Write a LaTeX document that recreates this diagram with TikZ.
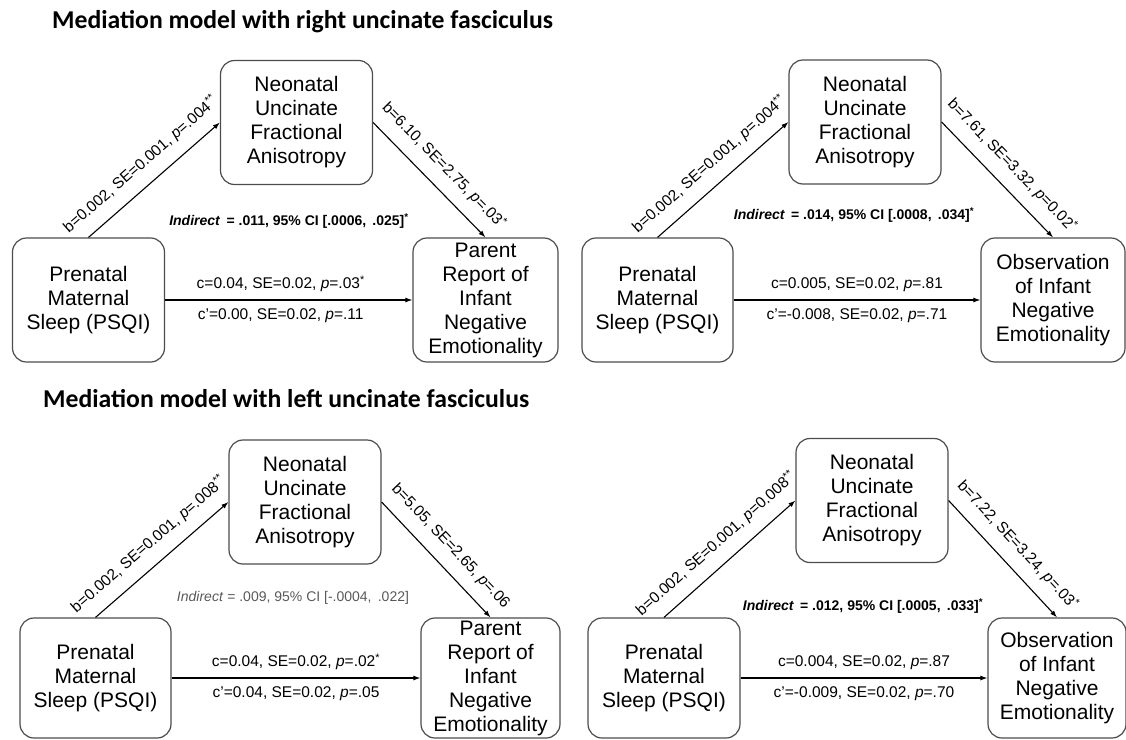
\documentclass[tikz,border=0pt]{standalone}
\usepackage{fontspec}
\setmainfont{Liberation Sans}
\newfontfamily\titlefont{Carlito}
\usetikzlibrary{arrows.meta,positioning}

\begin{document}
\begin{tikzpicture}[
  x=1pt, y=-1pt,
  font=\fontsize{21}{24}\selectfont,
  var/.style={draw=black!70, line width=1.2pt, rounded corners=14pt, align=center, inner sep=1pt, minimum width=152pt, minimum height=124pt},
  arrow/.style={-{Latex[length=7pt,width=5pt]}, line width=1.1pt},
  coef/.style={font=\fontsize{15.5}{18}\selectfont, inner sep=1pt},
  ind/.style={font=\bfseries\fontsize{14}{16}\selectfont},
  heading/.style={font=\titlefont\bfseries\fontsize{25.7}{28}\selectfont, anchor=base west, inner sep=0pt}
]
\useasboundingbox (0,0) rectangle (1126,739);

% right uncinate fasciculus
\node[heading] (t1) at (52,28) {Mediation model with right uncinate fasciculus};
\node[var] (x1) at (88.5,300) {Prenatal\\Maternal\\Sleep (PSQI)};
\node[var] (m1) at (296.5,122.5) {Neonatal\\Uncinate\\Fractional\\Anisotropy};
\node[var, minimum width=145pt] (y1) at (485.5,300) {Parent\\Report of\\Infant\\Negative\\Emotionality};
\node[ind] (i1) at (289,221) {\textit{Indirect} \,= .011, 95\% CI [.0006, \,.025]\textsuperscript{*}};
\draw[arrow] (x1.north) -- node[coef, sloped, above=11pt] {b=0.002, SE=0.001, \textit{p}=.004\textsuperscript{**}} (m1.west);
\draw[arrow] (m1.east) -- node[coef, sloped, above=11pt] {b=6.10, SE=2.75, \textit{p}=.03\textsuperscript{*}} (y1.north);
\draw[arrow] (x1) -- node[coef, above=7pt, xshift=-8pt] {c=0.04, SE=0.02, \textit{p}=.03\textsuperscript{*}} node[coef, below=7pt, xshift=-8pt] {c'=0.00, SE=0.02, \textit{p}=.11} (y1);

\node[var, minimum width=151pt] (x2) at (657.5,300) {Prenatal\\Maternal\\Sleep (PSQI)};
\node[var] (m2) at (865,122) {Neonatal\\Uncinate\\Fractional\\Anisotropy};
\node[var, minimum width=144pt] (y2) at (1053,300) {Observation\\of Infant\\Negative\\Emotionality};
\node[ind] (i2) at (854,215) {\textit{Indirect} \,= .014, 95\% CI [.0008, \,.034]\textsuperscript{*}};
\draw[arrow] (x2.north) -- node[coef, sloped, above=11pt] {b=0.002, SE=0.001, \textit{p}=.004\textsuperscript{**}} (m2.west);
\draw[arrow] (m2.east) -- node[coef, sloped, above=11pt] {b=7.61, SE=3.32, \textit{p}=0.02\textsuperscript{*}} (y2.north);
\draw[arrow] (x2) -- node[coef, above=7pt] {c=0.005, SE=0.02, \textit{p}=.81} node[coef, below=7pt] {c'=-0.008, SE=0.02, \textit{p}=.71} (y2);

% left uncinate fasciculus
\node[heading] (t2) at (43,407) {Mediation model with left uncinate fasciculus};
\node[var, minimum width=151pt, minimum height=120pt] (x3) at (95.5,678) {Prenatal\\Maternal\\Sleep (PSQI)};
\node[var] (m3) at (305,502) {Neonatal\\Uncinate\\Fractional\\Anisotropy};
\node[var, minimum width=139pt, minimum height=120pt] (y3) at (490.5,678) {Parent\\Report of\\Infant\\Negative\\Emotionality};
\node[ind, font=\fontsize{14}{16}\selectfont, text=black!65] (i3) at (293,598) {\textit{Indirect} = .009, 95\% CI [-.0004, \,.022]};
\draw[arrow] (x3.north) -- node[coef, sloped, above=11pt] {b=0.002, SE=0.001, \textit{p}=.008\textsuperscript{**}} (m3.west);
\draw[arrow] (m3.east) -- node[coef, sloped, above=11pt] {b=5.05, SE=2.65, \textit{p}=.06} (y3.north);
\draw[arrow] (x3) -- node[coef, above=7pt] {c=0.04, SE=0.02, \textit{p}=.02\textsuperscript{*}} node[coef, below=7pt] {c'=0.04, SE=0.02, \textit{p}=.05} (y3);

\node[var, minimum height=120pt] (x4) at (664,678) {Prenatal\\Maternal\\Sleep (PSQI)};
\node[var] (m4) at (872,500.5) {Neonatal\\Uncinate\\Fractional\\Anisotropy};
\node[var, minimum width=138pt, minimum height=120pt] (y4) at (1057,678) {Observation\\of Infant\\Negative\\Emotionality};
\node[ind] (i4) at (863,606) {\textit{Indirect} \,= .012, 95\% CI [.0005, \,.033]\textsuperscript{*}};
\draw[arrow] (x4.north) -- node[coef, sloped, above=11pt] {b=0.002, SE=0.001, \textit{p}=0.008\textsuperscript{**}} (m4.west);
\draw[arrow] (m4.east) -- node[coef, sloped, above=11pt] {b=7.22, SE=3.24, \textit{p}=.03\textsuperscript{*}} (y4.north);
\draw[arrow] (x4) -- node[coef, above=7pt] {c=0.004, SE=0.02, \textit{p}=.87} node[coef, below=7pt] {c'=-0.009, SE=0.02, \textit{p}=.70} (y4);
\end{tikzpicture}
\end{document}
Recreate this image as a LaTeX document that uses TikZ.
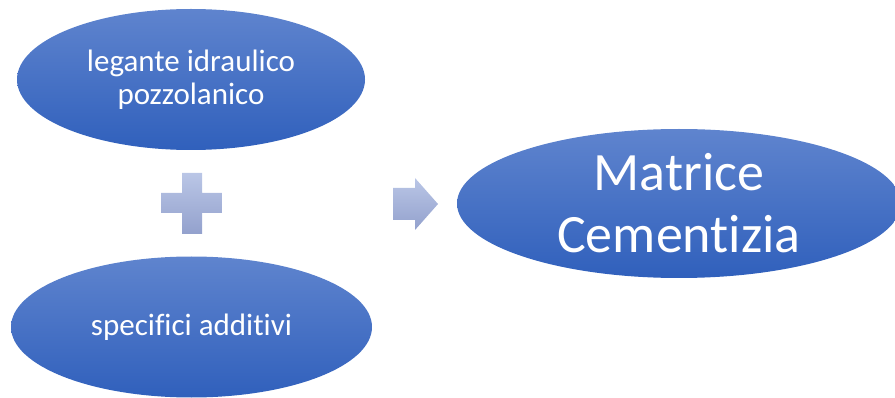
———
What is asked:
Pictures in the records should not appear in your copy, but everything else must be transcribed exactly.

The output:
Write a LaTeX document that recreates this diagram with TikZ.
\documentclass[tikz,border=0pt]{standalone}
\usepackage{fontspec}
\setmainfont{Liberation Sans}
\newfontfamily\titlefont{Carlito}
\usetikzlibrary{arrows.meta,positioning}

\begin{document}
\begin{tikzpicture}[
  x=1pt, y=-1pt,
  font=\fontsize{21}{24}\selectfont,
  var/.style={draw=black!70, line width=1.2pt, rounded corners=14pt, align=center, inner sep=1pt, minimum width=152pt, minimum height=124pt},
  arrow/.style={-{Latex[length=7pt,width=5pt]}, line width=1.1pt},
  coef/.style={font=\fontsize{15.5}{18}\selectfont, inner sep=1pt},
  ind/.style={font=\bfseries\fontsize{14}{16}\selectfont},
  heading/.style={font=\titlefont\bfseries\fontsize{25.7}{28}\selectfont, anchor=base west, inner sep=0pt}
]
\useasboundingbox (0,0) rectangle (1126,739);

% right uncinate fasciculus
\node[heading] (t1) at (52,28) {Mediation model with right uncinate fasciculus};
\node[var] (x1) at (88.5,300) {Prenatal\\Maternal\\Sleep (PSQI)};
\node[var] (m1) at (296.5,122.5) {Neonatal\\Uncinate\\Fractional\\Anisotropy};
\node[var, minimum width=145pt] (y1) at (485.5,300) {Parent\\Report of\\Infant\\Negative\\Emotionality};
\node[ind] (i1) at (289,221) {\textit{Indirect} \,= .011, 95\% CI [.0006, \,.025]\textsuperscript{*}};
\draw[arrow] (x1.north) -- node[coef, sloped, above=11pt] {b=0.002, SE=0.001, \textit{p}=.004\textsuperscript{**}} (m1.west);
\draw[arrow] (m1.east) -- node[coef, sloped, above=11pt] {b=6.10, SE=2.75, \textit{p}=.03\textsuperscript{*}} (y1.north);
\draw[arrow] (x1) -- node[coef, above=7pt, xshift=-8pt] {c=0.04, SE=0.02, \textit{p}=.03\textsuperscript{*}} node[coef, below=7pt, xshift=-8pt] {c'=0.00, SE=0.02, \textit{p}=.11} (y1);

\node[var, minimum width=151pt] (x2) at (657.5,300) {Prenatal\\Maternal\\Sleep (PSQI)};
\node[var] (m2) at (865,122) {Neonatal\\Uncinate\\Fractional\\Anisotropy};
\node[var, minimum width=144pt] (y2) at (1053,300) {Observation\\of Infant\\Negative\\Emotionality};
\node[ind] (i2) at (854,215) {\textit{Indirect} \,= .014, 95\% CI [.0008, \,.034]\textsuperscript{*}};
\draw[arrow] (x2.north) -- node[coef, sloped, above=11pt] {b=0.002, SE=0.001, \textit{p}=.004\textsuperscript{**}} (m2.west);
\draw[arrow] (m2.east) -- node[coef, sloped, above=11pt] {b=7.61, SE=3.32, \textit{p}=0.02\textsuperscript{*}} (y2.north);
\draw[arrow] (x2) -- node[coef, above=7pt] {c=0.005, SE=0.02, \textit{p}=.81} node[coef, below=7pt] {c'=-0.008, SE=0.02, \textit{p}=.71} (y2);

% left uncinate fasciculus
\node[heading] (t2) at (43,407) {Mediation model with left uncinate fasciculus};
\node[var, minimum width=151pt, minimum height=120pt] (x3) at (95.5,678) {Prenatal\\Maternal\\Sleep (PSQI)};
\node[var] (m3) at (305,502) {Neonatal\\Uncinate\\Fractional\\Anisotropy};
\node[var, minimum width=139pt, minimum height=120pt] (y3) at (490.5,678) {Parent\\Report of\\Infant\\Negative\\Emotionality};
\node[ind, font=\fontsize{14}{16}\selectfont, text=black!65] (i3) at (293,598) {\textit{Indirect} = .009, 95\% CI [-.0004, \,.022]};
\draw[arrow] (x3.north) -- node[coef, sloped, above=11pt] {b=0.002, SE=0.001, \textit{p}=.008\textsuperscript{**}} (m3.west);
\draw[arrow] (m3.east) -- node[coef, sloped, above=11pt] {b=5.05, SE=2.65, \textit{p}=.06} (y3.north);
\draw[arrow] (x3) -- node[coef, above=7pt] {c=0.04, SE=0.02, \textit{p}=.02\textsuperscript{*}} node[coef, below=7pt] {c'=0.04, SE=0.02, \textit{p}=.05} (y3);

\node[var, minimum height=120pt] (x4) at (664,678) {Prenatal\\Maternal\\Sleep (PSQI)};
\node[var] (m4) at (872,500.5) {Neonatal\\Uncinate\\Fractional\\Anisotropy};
\node[var, minimum width=138pt, minimum height=120pt] (y4) at (1057,678) {Observation\\of Infant\\Negative\\Emotionality};
\node[ind] (i4) at (863,606) {\textit{Indirect} \,= .012, 95\% CI [.0005, \,.033]\textsuperscript{*}};
\draw[arrow] (x4.north) -- node[coef, sloped, above=11pt] {b=0.002, SE=0.001, \textit{p}=0.008\textsuperscript{**}} (m4.west);
\draw[arrow] (m4.east) -- node[coef, sloped, above=11pt] {b=7.22, SE=3.24, \textit{p}=.03\textsuperscript{*}} (y4.north);
\draw[arrow] (x4) -- node[coef, above=7pt] {c=0.004, SE=0.02, \textit{p}=.87} node[coef, below=7pt] {c'=-0.009, SE=0.02, \textit{p}=.70} (y4);
\end{tikzpicture}
\end{document}
Recreate this image as a LaTeX document that uses TikZ.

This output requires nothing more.